Di era digital, tantangan pendidikan karakter semakin kompleks, terutama
karena eksposur siswa terhadap teknologi dan informasi yang tak terkendali.
Oleh karena itu, kecerdasan buatan, yang dikenal dengan kemampuannya untuk
mempersonalisasi pembelajaran dan menganalisis data secara masif, menjadi
potensi solusi untuk memperkuat pendidikan karakter di lingkungan yang semakin
digital.
Peluang AI dalam Pendidikan Karakter
- Personalisasi
Pembelajaran Karakter -
AI memungkinkan pendekatan pembelajaran yang lebih personal.

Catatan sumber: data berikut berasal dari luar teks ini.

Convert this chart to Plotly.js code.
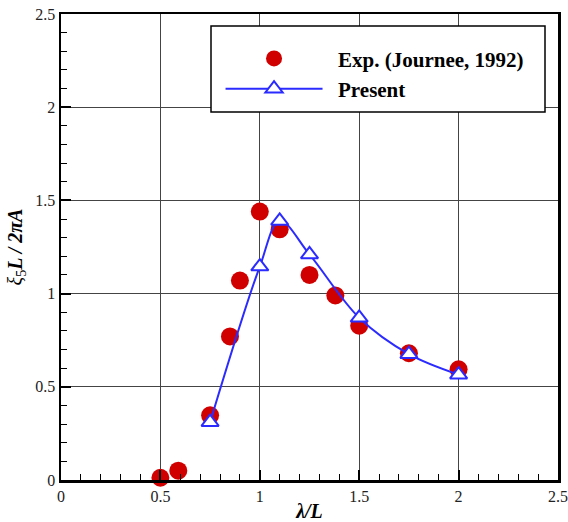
<!DOCTYPE html>
<html>
<head>
<meta charset="utf-8">
<script src="https://cdn.plot.ly/plotly-3.0.1.min.js"></script>
<style>html,body{margin:0;padding:0;background:#fff;}#chart{width:568px;height:522px;}</style>
</head>
<body>
<div id="chart"></div>
<script>
// Experimental data (Journee, 1992)
const expX = [0.5, 0.59, 0.75, 0.85, 0.9, 1.0, 1.1, 1.25, 1.38, 1.5, 1.75, 2.0];
const expY = [0.012, 0.05, 0.347, 0.77, 1.07, 1.44, 1.345, 1.10, 0.99, 0.828, 0.68, 0.594];
// Present computation
const presX = [0.75, 1.0, 1.1, 1.25, 1.5, 1.75, 2.0];
const presY = [0.31, 1.145, 1.39, 1.21, 0.87, 0.675, 0.565];
const xTicks = [0, 0.5, 1, 1.5, 2, 2.5];
const yTicks = [0, 0.5, 1, 1.5, 2, 2.5];

const serif = 'Liberation Serif, Times New Roman, serif';

const traces = [
  {
    x: expX, y: expY, type: 'scatter', mode: 'markers',
    name: '&nbsp;&nbsp;<b>Exp. (Journee, 1992)</b>',
    marker: {symbol: 'circle', size: 18, color: '#d00000', line: {width: 0}},
    cliponaxis: false
  },
  {
    x: presX, y: presY, type: 'scatter', mode: 'lines+markers',
    name: '&nbsp;&nbsp;<b>Present</b>',
    line: {color: '#2b2bff', width: 2, shape: 'spline', smoothing: 1},
    marker: {symbol: 'triangle-up', size: 15, color: '#ffffff', line: {color: '#2b2bff', width: 2}},
    cliponaxis: false
  }
];

const axisCommon = {
  showline: true, linecolor: '#000', linewidth: 2.5, mirror: true,
  showgrid: true, gridcolor: '#444', gridwidth: 1,
  zeroline: false,
  ticks: 'inside', ticklen: 10, tickwidth: 2, tickcolor: '#000',
  tickfont: {family: serif, size: 16, color: '#222'},
  minor: {dtick: 0.1, ticks: 'inside', ticklen: 6, tickwidth: 1, tickcolor: '#000', showgrid: false}
};

const layout = {
  width: 568, height: 522,
  margin: {l: 61, r: 10, t: 14, b: 42},
  paper_bgcolor: '#fff', plot_bgcolor: '#fff',
  showlegend: true,
  xaxis: Object.assign({}, axisCommon, {
    range: [0, 2.5], tickvals: xTicks, ticktext: xTicks.map(String),
    title: {text: '<b><i>λ/L</i></b>', font: {family: serif, size: 20, color: '#000'}, standoff: 6}
  }),
  yaxis: Object.assign({}, axisCommon, {
    range: [0, 2.5], tickvals: yTicks, ticktext: yTicks.map(String),
    title: {text: '<i>ξ</i><sub>5</sub><b><i>L / 2πA</i></b>', font: {family: serif, size: 20, color: '#000'}, standoff: 8}
  }),
  legend: {
    x: 0.321, xanchor: 'left', y: 0.948, yanchor: 'top',
    bgcolor: 'rgba(0,0,0,0)', borderwidth: 0,
    font: {family: serif, size: 21, color: '#000'},
    itemwidth: 97, tracegroupgap: 0
  },
  shapes: [{
    type: 'rect', xref: 'paper', yref: 'paper',
    x0: (211 - 61) / 497, x1: (545 - 61) / 497,
    y0: (480 - 112) / 466, y1: (480 - 26) / 466,
    fillcolor: '#fff', line: {color: '#000', width: 1.5}, layer: 'above'
  }]
};

Plotly.newPlot('chart', traces, layout, {staticPlot: true, displayModeBar: false});
</script>
</body>
</html>
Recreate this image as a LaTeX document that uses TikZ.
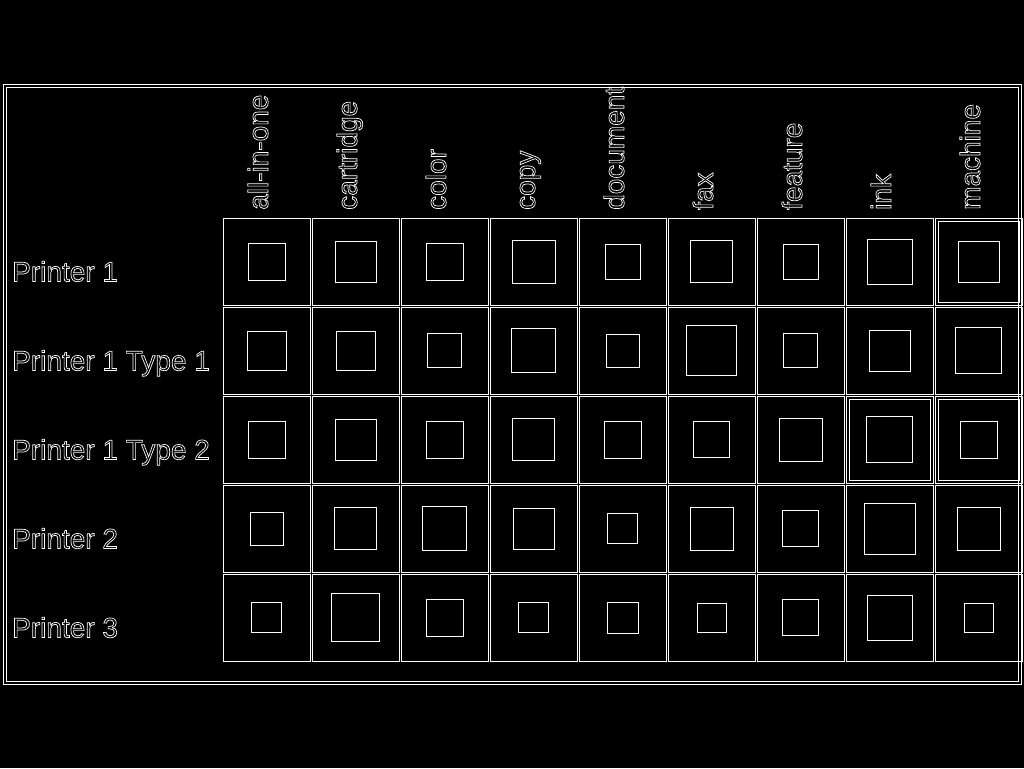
\documentclass[tikz,border=0pt]{standalone}
\usepackage{fontspec}
\setmainfont{Liberation Sans}
\usetikzlibrary{backgrounds}
\newcommand{\linecolor}{white}
\newcommand{\thickness}{0.8pt}
\newcommand{\cellsize}{87pt}
\newcommand{\hollow}[1]{\special{pdf:literal direct 1 Tr 0.7 w}#1\special{pdf:literal direct 0 Tr}}

\begin{document}
\begin{tikzpicture}[x=1pt, y=-1pt,
  cell/.style={draw=\linecolor, line width=\thickness, minimum size=\cellsize, inner sep=0pt},
  markbox/.style={draw=\linecolor, line width=\thickness, inner sep=0pt},
  word/.style={text=\linecolor, rotate=90, anchor=base west, inner sep=0pt, font=\fontsize{28}{30}\selectfont},
  doc/.style={text=\linecolor, anchor=base west, inner sep=0pt, font=\fontsize{28}{30}\selectfont}]
\fill[black] (0,0) rectangle (1024,768);
\useasboundingbox (0,0) rectangle (1024,768);
\draw[\linecolor] [line width = \thickness] (3,84) rectangle (1021,684);
\draw[\linecolor] [line width = \thickness] (6,87) rectangle (1018,681);
%words
\node[word] (w1) at (268,210) {\hollow{all-in-one}};
\node[word] (w2) at (357,210) {\hollow{cartridge}};
\node[word] (w3) at (446,210) {\hollow{color}};
\node[word] (w4) at (535,210) {\hollow{copy}};
\node[word] (w5) at (624,210) {\hollow{document}};
\node[word] (w6) at (713,210) {\hollow{fax}};
\node[word] (w7) at (802,210) {\hollow{feature}};
\node[word] (w8) at (891,210) {\hollow{ink}};
\node[word] (w9) at (980,210) {\hollow{machine}};
%documents
\node[doc] (d1) at (12,281.5) {\hollow{Printer 1}};
\node[doc] (d2) at (12,370.5) {\hollow{Printer 1 Type 1}};
\node[doc] (d3) at (12,459.5) {\hollow{Printer 1 Type 2}};
\node[doc] (d4) at (12,548.5) {\hollow{Printer 2}};
\node[doc] (d5) at (12,637.5) {\hollow{Printer 3}};
%Printer 1
\node[cell] (c11) at (266.5,261.5) {}; \node[markbox, minimum size=37pt] (s11) at (c11) {};
\node[cell] (c12) at (355.5,261.5) {}; \node[markbox, minimum size=41pt] (s12) at (c12) {};
\node[cell] (c13) at (444.5,261.5) {}; \node[markbox, minimum size=37pt] (s13) at (c13) {};
\node[cell] (c14) at (533.5,261.5) {}; \node[markbox, minimum size=43pt] (s14) at (c14) {};
\node[cell] (c15) at (622.5,261.5) {}; \node[markbox, minimum size=35pt] (s15) at (c15) {};
\node[cell] (c16) at (711.5,261.5) {}; \node[markbox, minimum size=42pt] (s16) at (c16) {};
\node[cell] (c17) at (800.5,261.5) {}; \node[markbox, minimum size=35pt] (s17) at (c17) {};
\node[cell] (c18) at (889.5,261.5) {}; \node[markbox, minimum size=45pt] (s18) at (c18) {};
\node[cell] (c19) at (978.5,261.5) {}; \node[markbox, minimum size=41pt] (s19) at (c19) {};
\node[cell, minimum size=81pt] (h19) at (c19) {};
%Printer 1 Type 1
\node[cell] (c21) at (266.5,350.5) {}; \node[markbox, minimum size=39pt] (s21) at (c21) {};
\node[cell] (c22) at (355.5,350.5) {}; \node[markbox, minimum size=39pt] (s22) at (c22) {};
\node[cell] (c23) at (444.5,350.5) {}; \node[markbox, minimum size=34pt] (s23) at (c23) {};
\node[cell] (c24) at (533.5,350.5) {}; \node[markbox, minimum size=44pt] (s24) at (c24) {};
\node[cell] (c25) at (622.5,350.5) {}; \node[markbox, minimum size=33pt] (s25) at (c25) {};
\node[cell] (c26) at (711.5,350.5) {}; \node[markbox, minimum size=50pt] (s26) at (c26) {};
\node[cell] (c27) at (800.5,350.5) {}; \node[markbox, minimum size=34pt] (s27) at (c27) {};
\node[cell] (c28) at (889.5,350.5) {}; \node[markbox, minimum size=41pt] (s28) at (c28) {};
\node[cell] (c29) at (978.5,350.5) {}; \node[markbox, minimum size=46pt] (s29) at (c29) {};
%Printer 1 Type 2
\node[cell] (c31) at (266.5,439.5) {}; \node[markbox, minimum size=37pt] (s31) at (c31) {};
\node[cell] (c32) at (355.5,439.5) {}; \node[markbox, minimum size=41pt] (s32) at (c32) {};
\node[cell] (c33) at (444.5,439.5) {}; \node[markbox, minimum size=37pt] (s33) at (c33) {};
\node[cell] (c34) at (533.5,439.5) {}; \node[markbox, minimum size=42pt] (s34) at (c34) {};
\node[cell] (c35) at (622.5,439.5) {}; \node[markbox, minimum size=37pt] (s35) at (c35) {};
\node[cell] (c36) at (711.5,439.5) {}; \node[markbox, minimum size=36pt] (s36) at (c36) {};
\node[cell] (c37) at (800.5,439.5) {}; \node[markbox, minimum size=43pt] (s37) at (c37) {};
\node[cell] (c38) at (889.5,439.5) {}; \node[markbox, minimum size=46pt] (s38) at (c38) {};
\node[cell] (c39) at (978.5,439.5) {}; \node[markbox, minimum size=37pt] (s39) at (c39) {};
\node[cell, minimum size=81pt] (h38) at (c38) {};
\node[cell, minimum size=81pt] (h39) at (c39) {};
%Printer 2
\node[cell] (c41) at (266.5,528.5) {}; \node[markbox, minimum size=33pt] (s41) at (c41) {};
\node[cell] (c42) at (355.5,528.5) {}; \node[markbox, minimum size=42pt] (s42) at (c42) {};
\node[cell] (c43) at (444.5,528.5) {}; \node[markbox, minimum size=44pt] (s43) at (c43) {};
\node[cell] (c44) at (533.5,528.5) {}; \node[markbox, minimum size=41pt] (s44) at (c44) {};
\node[cell] (c45) at (622.5,528.5) {}; \node[markbox, minimum size=30pt] (s45) at (c45) {};
\node[cell] (c46) at (711.5,528.5) {}; \node[markbox, minimum size=43pt] (s46) at (c46) {};
\node[cell] (c47) at (800.5,528.5) {}; \node[markbox, minimum size=36pt] (s47) at (c47) {};
\node[cell] (c48) at (889.5,528.5) {}; \node[markbox, minimum size=51pt] (s48) at (c48) {};
\node[cell] (c49) at (978.5,528.5) {}; \node[markbox, minimum size=43pt] (s49) at (c49) {};
%Printer 3
\node[cell] (c51) at (266.5,617.5) {}; \node[markbox, minimum size=30pt] (s51) at (c51) {};
\node[cell] (c52) at (355.5,617.5) {}; \node[markbox, minimum size=48pt] (s52) at (c52) {};
\node[cell] (c53) at (444.5,617.5) {}; \node[markbox, minimum size=37pt] (s53) at (c53) {};
\node[cell] (c54) at (533.5,617.5) {}; \node[markbox, minimum size=30pt] (s54) at (c54) {};
\node[cell] (c55) at (622.5,617.5) {}; \node[markbox, minimum size=31pt] (s55) at (c55) {};
\node[cell] (c56) at (711.5,617.5) {}; \node[markbox, minimum size=29pt] (s56) at (c56) {};
\node[cell] (c57) at (800.5,617.5) {}; \node[markbox, minimum size=36pt] (s57) at (c57) {};
\node[cell] (c58) at (889.5,617.5) {}; \node[markbox, minimum size=45pt] (s58) at (c58) {};
\node[cell] (c59) at (978.5,617.5) {}; \node[markbox, minimum size=29pt] (s59) at (c59) {};
\end{tikzpicture}
\end{document}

Sistem AI
dapat menganalisis kebutuhan, minat, dan kelemahan siswa, kemudian
merancang materi pendidikan karakter yang sesuai. Misalnya, platform
berbasis AI dapat memberikan simulasi interaktif yang mengajarkan empati
melalui skenario berbasis kehidupan nyata. Hal ini membantu siswa memahami
dampak tindakan mereka terhadap orang lain.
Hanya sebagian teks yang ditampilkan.